Her research has included topics such as grief and depression, eating disorders, marijuana use and abuse, and correlations between school performance and athletic activity, studied using latent variable models, spatial analysis, and longitudinal data. She is co-editor of the book Surviving Vietnam: Psychological Consequences of the War for US Veterans (Oxford University Press, 2018).

==Education and career==
Wall was born on October 21, 1971, in St. Louis, Missouri, in a working-class family; she attended desegregated public schools, and supported herself in college at Truman State University through multiple part-time jobs. She majored in mathematics there, graduating in 1993. She went to Iowa State University, intending to do graduate study in mathematics, but switched to statistics after a semester. She earned a master's degree there in 1995 and completing her Ph.D. in 1998. Her dissertation, On nonlinear structural equation analysis, was supervised by Yasuo Amemiya.

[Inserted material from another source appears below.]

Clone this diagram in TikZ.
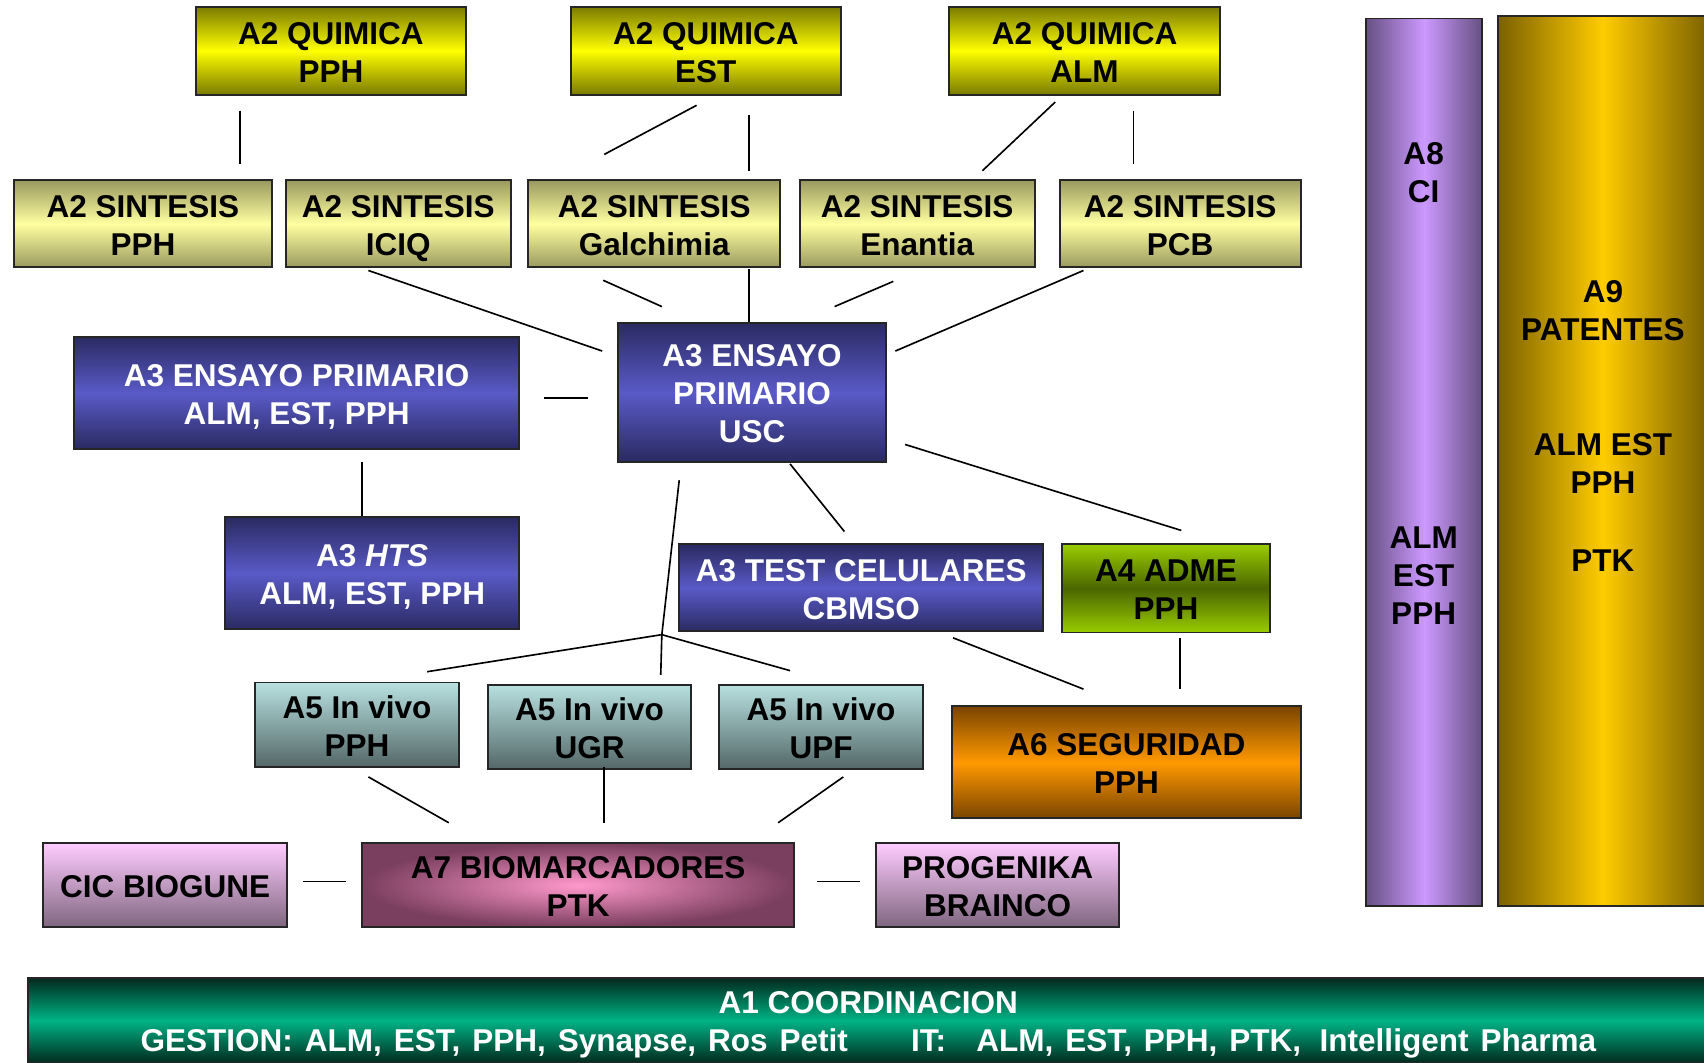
\documentclass[tikz,border=0pt]{standalone}
\usepackage{fontspec}
\usepackage{array}
\setmainfont{Liberation Sans}
\usetikzlibrary{calc}
\definecolor{qedge}{HTML}{7A7A00}
\definecolor{qmid}{HTML}{FFFF00}
\definecolor{sedge}{HTML}{9A9A60}
\definecolor{smid}{HTML}{FFFFA0}
\definecolor{bedge}{HTML}{2A2A62}
\definecolor{bmid}{HTML}{5A5AC8}
\definecolor{gedge}{HTML}{99CC00}
\definecolor{gmid}{HTML}{4A6600}
\definecolor{ttop}{HTML}{B8E0E0}
\definecolor{tbot}{HTML}{536767}
\definecolor{oedge}{HTML}{7A4400}
\definecolor{omid}{HTML}{FF9900}
\definecolor{ptop}{HTML}{FFCCFF}
\definecolor{pbot}{HTML}{7F6680}
\definecolor{rin}{HTML}{FF99CC}
\definecolor{rout}{HTML}{7A3E5E}
\definecolor{vedge}{HTML}{665082}
\definecolor{vmid}{HTML}{CC99FF}
\definecolor{aedge}{HTML}{7A6000}
\definecolor{amid}{HTML}{FFCC00}
\definecolor{cedge}{HTML}{002A1C}
\definecolor{cmid}{HTML}{00B386}
% stacked lines: each row 29pt above and 6pt below its baseline (35pt pitch)
\newcommand\tx[1]{{\renewcommand\arraystretch{0}\setlength\extrarowheight{0pt}%
  \begin{tabular}{@{}>{\rule[-6pt]{0pt}{35pt}}c@{}}#1\end{tabular}}}
\tikzset{
  box/.style={draw=black!85, line width=1.8pt, inner sep=0pt,
    font=\bfseries\fontsize{29}{35}\selectfont, text=black},
  quim/.style={box, top color=qedge, bottom color=qedge, middle color=qmid},
  sint/.style={box, top color=sedge, bottom color=sedge, middle color=smid},
  blu/.style={box, top color=bedge, bottom color=bedge, middle color=bmid, text=white},
  adm/.style={box, top color=gedge, bottom color=gedge, middle color=gmid},
  viv/.style={box, top color=ttop, bottom color=tbot},
  seg/.style={box, top color=oedge, bottom color=oedge, middle color=omid},
  pnk/.style={box, top color=ptop, bottom color=pbot},
  bio/.style={box, inner color=rin, outer color=rout},
  purp/.style={box, left color=vedge, right color=vedge, middle color=vmid},
  gold/.style={box, left color=aedge, right color=aedge, middle color=amid},
  coord/.style={box, top color=cedge, bottom color=cedge, middle color=cmid, text=white},
  txt/.style={inner sep=0pt, font=\bfseries\fontsize{29}{35}\selectfont},
  link/.style={draw=black, line width=1.5pt}
}
\begin{document}
\begin{tikzpicture}[x=1pt, y=-1pt]
\useasboundingbox (0,0) rectangle (1568,978);
% tall bars
\node[purp, minimum width=107pt, minimum height=817pt] (a8) at (1310.5,425.5) {};
\node[txt] (a8t1) at (1310,157.5) {\tx{A8\\CI}};
\node[txt] (a8t2) at (1310,528) {\tx{ALM\\EST\\PPH}};
\node[gold, minimum width=194pt, minimum height=819pt] (a9) at (1475,424.5) {};
\node[txt] (a9t1) at (1475,284.5) {\tx{A9\\PATENTES}};
\node[txt] (a9t2) at (1475,425.5) {\tx{ALM EST\\PPH}};
\node[txt] (a9t3) at (1475,514) {\tx{PTK}};
% A2 quimica
\node[quim, minimum width=249pt, minimum height=81pt] (qpph) at (304.5,46.5) {\tx{A2 QUIMICA\\PPH}};
\node[quim, minimum width=249pt, minimum height=81pt] (qest) at (649.5,46.5) {\tx{A2 QUIMICA\\EST}};
\node[quim, minimum width=250pt, minimum height=81pt] (qalm) at (998,46.5) {\tx{A2 QUIMICA\\ALM}};
% A2 sintesis
\node[sint, minimum width=237pt, minimum height=80pt] (spph) at (131.5,206) {\tx{A2 SINTESIS\\PPH}};
\node[sint, minimum width=207pt, minimum height=80pt] (siciq) at (366.5,206) {\tx{A2 SINTESIS\\ICIQ}};
\node[sint, minimum width=232pt, minimum height=80pt] (sgal) at (602,206) {\tx{A2 SINTESIS\\Galchimia}};
\node[sint, minimum width=216pt, minimum height=80pt] (sena) at (844,206) {\tx{A2 SINTESIS\\Enantia}};
\node[sint, minimum width=222pt, minimum height=80pt] (spcb) at (1086,206) {\tx{A2 SINTESIS\\PCB}};
% A3
\node[blu, minimum width=410pt, minimum height=103pt] (epalm) at (273,361.5) {\tx{A3 ENSAYO PRIMARIO\\ALM, EST, PPH}};
\node[blu, minimum width=246pt, minimum height=128pt] (usc) at (692,361) {\tx{A3 ENSAYO\\PRIMARIO\\USC}};
\node[blu, minimum width=271pt, minimum height=103pt] (hts) at (342.5,527.5) {\tx{A3 \textit{HTS}\\ALM, EST, PPH}};
\node[blu, minimum width=335pt, minimum height=80pt] (cel) at (792.5,541) {\tx{A3 TEST CELULARES\\CBMSO}};
\node[adm, minimum width=192pt, minimum height=81pt] (adme) at (1073,541.5) {\tx{A4 ADME\\PPH}};
% A5
\node[viv, minimum width=187pt, minimum height=78pt] (v1) at (328.5,667) {\tx{A5 In vivo\\PPH}};
\node[viv, minimum width=187pt, minimum height=78pt] (v2) at (542.5,669) {\tx{A5 In vivo\\UGR}};
\node[viv, minimum width=187pt, minimum height=78pt] (v3) at (755.5,669) {\tx{A5 In vivo\\UPF}};
% A6
\node[seg, minimum width=321pt, minimum height=103pt] (a6) at (1036.5,701.5) {\tx{A6 SEGURIDAD\\PPH}};
% A7 row
\node[pnk, minimum width=224pt, minimum height=77pt] (cic) at (152,814.5) {\tx{CIC BIOGUNE}};
\node[bio, minimum width=398pt, minimum height=77pt] (a7) at (532,814.5) {\tx{A7 BIOMARCADORES\\PTK}};
\node[pnk, minimum width=224pt, minimum height=77pt] (prog) at (918,814.5) {\tx{PROGENIKA\\BRAINCO}};
% A1
\node[coord, minimum width=1546pt, minimum height=78pt] (a1) at (799,939) {\tx{A1 COORDINACION\\{\spaceskip=11pt GESTION: ALM, EST, PPH, Synapse, Ros Petit\hspace{58pt}IT:\hspace{28pt}ALM, EST, PPH, PTK,\hspace{17pt}Intelligent Pharma}}};
% connectors
\coordinate (fork) at (609,584);
\draw[link] ($(qpph.south)+(-83.5,14)$) -- ($(spph.north)+(89.5,-14)$);
\draw[link] ($(qest.south)+(-8.5,9)$) -- ($(sgal.north)+(-46,-23)$);
\draw[link] ($(qest.south)+(39.5,18)$) -- ($(sgal.north)+(87,-8)$);
\draw[link] ($(qalm.south)+(-27,6)$) -- ($(sena.north)+(60,-8)$);
\draw[link] ($(qalm.south)+(45,14)$) -- ($(spcb.north)+(-43,-14)$);
\draw[link] ($(siciq.south)+(-27.5,2)$) -- ($(usc.west)+(-14,-38)$);
\draw[link] ($(sgal.south)+(-47,11)$) -- ($(usc.north)+(-83,-14)$);
\draw[link] ($(sgal.south)+(87,1)$) -- ($(usc.north)+(-3,0)$);
\draw[link] ($(sena.south)+(-22,12)$) -- ($(usc.north)+(76,-14)$);
\draw[link] ($(spcb.south)+(-89,2)$) -- ($(usc.east)+(8,-38)$);
\draw[link] ($(epalm.east)+(22,4.5)$) -- ($(usc.west)+(-27,5)$);
\draw[link] ($(epalm.south)+(60,11)$) -- ($(hts.north)+(-9.5,0)$);
\draw[link] ($(usc.south)+(35,1)$) -- ($(cel.north)+(-15.5,-11)$);
\draw[link] ($(usc.east)+(17,48)$) -- ($(adme.north)+(14,-12)$);
\draw[link] ($(usc.south)+(-67,16)$) -- (fork);
\draw[link] (fork) -- ($(v1.north)+(64.5,-9)$);
\draw[link] (fork) -- ($(v2.north)+(65.5,-8)$);
\draw[link] (fork) -- ($(v3.north)+(-28.5,-12)$);
\draw[link] ($(v1.south)+(10.5,8)$) -- ($(a7.north)+(-119,-18)$);
\draw[link] ($(v2.south)+(13.5,-3)$) -- ($(a7.north)+(24,-18)$);
\draw[link] ($(v3.south)+(20.5,6)$) -- ($(a7.north)+(184,-18)$);
\draw[link] ($(cic.east)+(14,-3.5)$) -- ($(a7.west)+(-14,-3.5)$);
\draw[link] ($(a7.east)+(20,-3.5)$) -- ($(prog.west)+(-14,-3.5)$);
\draw[link] ($(cel.south)+(84.5,5)$) -- ($(a6.north)+(-39.5,-15)$);
\draw[link] ($(adme.south)+(13,4)$) -- ($(a6.north)+(49.5,-15)$);
\end{tikzpicture}
\end{document}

After completing her doctorate, she joined the University of Minnesota as an assistant professor of biostatistics in 1998, earned tenure there in 2004, and became a full professor in 2010, the same year in which she moved to Columbia University. At Columbia, she headed the Division of Biostatistics and Data Coordination in the Department of Psychiatry from 2012 to 2017, and after leading the effort to rename the division to Mental Health Data Science in 2018, has continued to direct it since then.

==Recognition==
Wall was elected as a Fellow of the American Statistical Association in 2014.